Adult patients who have spent at least one night in the hospital are randomly surveyed by mail or on the phone 48 hours to six weeks after discharge. (Pediatric and psychiatric patients aren’t included because the survey is not designed to address their unique hospitalizations.)
 
Each hospital must obtain at least 300 responses annually to ensure a valid report. Every month or quarter (it’s up to the hospital), each facility reports its results to CMS. Results are posted hospital by hospital on the CMS website which displays a rolling four quarters of data (as each new quarter is added, the oldest quarter is removed). To put the results in perspective, the CMS site includes state and national averages as well as other comparative information. Hospitals may add questions to the survey, but the CMS questions must appear first on the questionnaire.7
 
To ensure that HCAHPS data are collected correctly, CMS started a series of quality oversight activities that include inspection and approval of survey administrative procedures, an analysis of submitted data and detailed on-site reviews of approved HCAHPS vendors and hospitals that survey themselves.1
 
HCAHPS provides healthcare consumers with information that is much easier to understand and relate to than clinical information and allows consumers to make an informed choice of an inpatient provider. It allows them to see patient satisfaction data from up to three hospitals that they choose to compare. It provides further comparisons with state and national data. For instance, the data show the percentage associated with nurses who “always,” “usually,” or “sometimes/never” communicated well. The communication composite is taken from these survey questions: “During this hospital stay, how often did nurses treat you with courtesy and respect?” “During this hospital stay, how often did nurses listen carefully to you?” and “During this hospital stay, how often did nurses explain things in a way you could understand?”8
 
In addition to healthcare consumers, there is a less obvious user: the media. It’s one thing for a relatively small number of people to see a hospital’s data and another to have the data in the local media.
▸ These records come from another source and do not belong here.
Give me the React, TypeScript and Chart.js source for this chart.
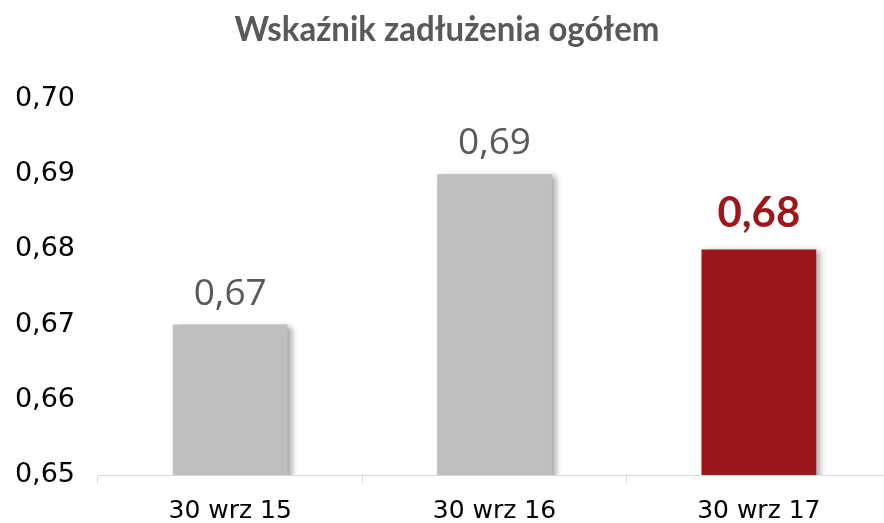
import React, { useEffect, useRef } from "react";
import { Chart, registerables } from "chart.js";

Chart.register(...registerables);

const title = "Wskaźnik zadłużenia ogółem";
const categories = ["30 wrz 15", "30 wrz 16", "30 wrz 17"];
const values = [0.67, 0.69, 0.68];
const barColors = ["#bfbfbf", "#bfbfbf", "#9b171b"];
const labelColors = ["#595959", "#595959", "#9b171b"];
const labelBold = [false, false, true];
const yMin = 0.65;
const yMax = 0.7;
const yStep = 0.01;

const fmt = (v: number) => v.toFixed(2).replace(".", ",");

export default function App() {
  const ref = useRef<HTMLCanvasElement | null>(null);
  useEffect(() => {
    document.body.style.margin = "0";
    const canvas = ref.current!;
    const shadowPlugin = {
      id: "barShadow",
      beforeDatasetsDraw(chart: any) {
        const ctx = chart.ctx;
        ctx.save();
        ctx.shadowColor = "rgba(0,0,0,0.35)";
        ctx.shadowBlur = 6;
        ctx.shadowOffsetX = 4;
        ctx.shadowOffsetY = 2;
      },
      afterDatasetsDraw(chart: any) {
        chart.ctx.restore();
      },
    };
    const labelPlugin = {
      id: "labelsAndTitle",
      afterDraw(chart: any) {
        const ctx = chart.ctx;
        const meta = chart.getDatasetMeta(0);
        meta.data.forEach((bar: any, i: number) => {
          ctx.save();
          ctx.font = labelBold[i] ? 'bold 42px Lato' : '37px "Open Sans"';
          ctx.fillStyle = labelColors[i];
          ctx.textAlign = "center";
          ctx.textBaseline = "alphabetic";
          ctx.fillText(fmt(values[i]), bar.x, bar.y - (labelBold[i] ? 22 : 20));
          ctx.restore();
        });
        ctx.save();
        ctx.font = 'bold 35px Lato';
        ctx.fillStyle = "#595959";
        ctx.textBaseline = "alphabetic";
        ctx.textAlign = "center";
        const w = ctx.measureText(title).width;
        const target = 425;
        const sx = Math.min(1, target / w);
        ctx.translate(447, 41);
        ctx.scale(sx, 1);
        ctx.fillText(title, 0, 0);
        ctx.restore();
      },
    };
    const chart = new Chart(canvas, {
      type: "bar",
      data: {
        labels: categories,
        datasets: [
          {
            data: values.map((v) => v),
            backgroundColor: barColors,
            borderWidth: 0,
            barPercentage: 0.434,
            categoryPercentage: 1,
          },
        ],
      },
      options: {
        responsive: false,
        animation: false,
        devicePixelRatio: 1,
        layout: { padding: { top: 99, right: 5, left: 0, bottom: 0 } },
        plugins: {
          legend: { display: false },
          title: { display: false },
          tooltip: { enabled: false },
        },
        scales: {
          x: {
            offset: true,
            grid: {
              display: true,
              offset: true,
              drawOnChartArea: false,
              drawTicks: true,
              tickLength: 8,
              color: "#d9d9d9",
            },
            border: { display: true, color: "#d9d9d9", width: 1 },
            ticks: {
              color: "#000000",
              padding: 13,
              font: { family: '"DejaVu Sans"', size: 25 },
            },
            afterFit(scale: any) {
              scale.height = 48;
            },
          },
          y: {
            min: yMin,
            max: yMax,
            grid: { display: false, drawTicks: false },
            border: { display: false },
            ticks: {
              stepSize: yStep,
              color: "#000000",
              padding: 23,
              font: { family: '"DejaVu Sans"', size: 27 },
              callback: (v: any) => fmt(Number(v)),
            },
            afterFit(scale: any) {
              scale.width = 98;
            },
          },
        },
      },
      plugins: [shadowPlugin, labelPlugin],
    });
    return () => chart.destroy();
  }, []);
  return (
    <div style={{ width: 884, height: 523, overflow: "hidden", position: "relative" }}>
      <canvas ref={ref} width={896} height={523} style={{ width: 896, height: 523, display: "block" }} />
    </div>
  );
}
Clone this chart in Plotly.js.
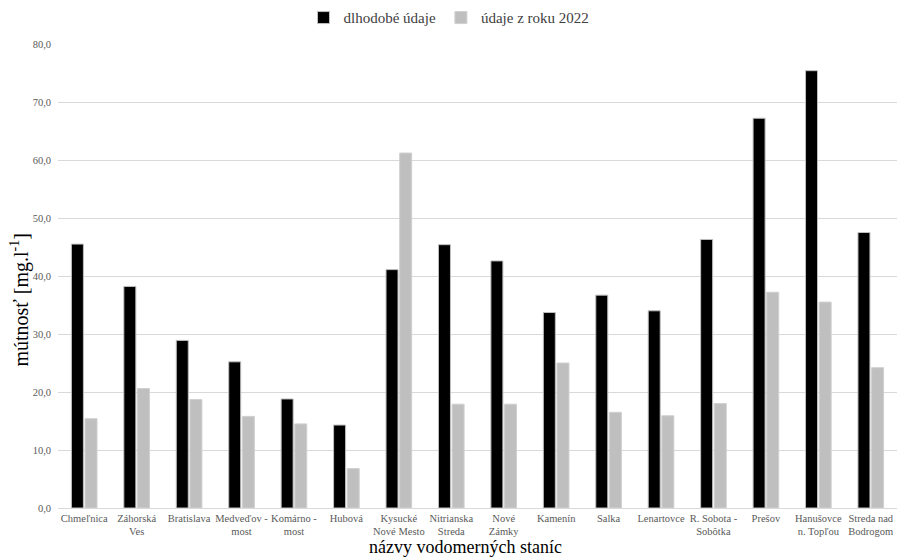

This wider audience is another incentive for nurses to be aware of HCAHPS and work to improve patient satisfaction scores.
 
While at least initially, patient satisfaction scores may not be something that some hospitals want to advertise, many hospitals have promoted their scores on their websites. Patient satisfaction scores that significantly exceed state and national values can’t help but give a visitor to the website (a prospective patient) a good feeling about the hospital.
 
As mentioned, the value based purchasing program will probably result in HCAHPS scores having a considerable impact on the hospital’s financial bottom line. The financial incentive for hospitals is to score at least well enough to be reimbursed for the money they contributed to the CMS “pot.” Hospitals scoring at a higher level would receive more than they contributed; those hospitals doing poorly would receive less - or perhaps none - of the money they paid into the “pot.” Depending on the size of a hospital’s budget, the possible cost to the institution is not insignificant. CMS will pay back to hospitals all the monies collected. None will stay in the CMS coffers.2
 
Patient satisfaction surveys do not show a hospital’s morbidity or mortality rate, nor will they show the advanced technology offered or the hospital’s high level of medical and surgical skill. These are some of the reasons that patient satisfaction has not been factored in to the rankings of U.S. News & World Report’s America’s Best Hospitals. To put it on a more personal level, a patient may certainly know when a physician is not communicating well, but the patient probably doesn’t understand the importance of reducing ventilator-associated pneumonia or bloodstream infections.7 While HCAHPS should be an important part of overall quality improvement efforts, it must be accompanied by a multitude of other measures, analyses, audits, reviews and studies.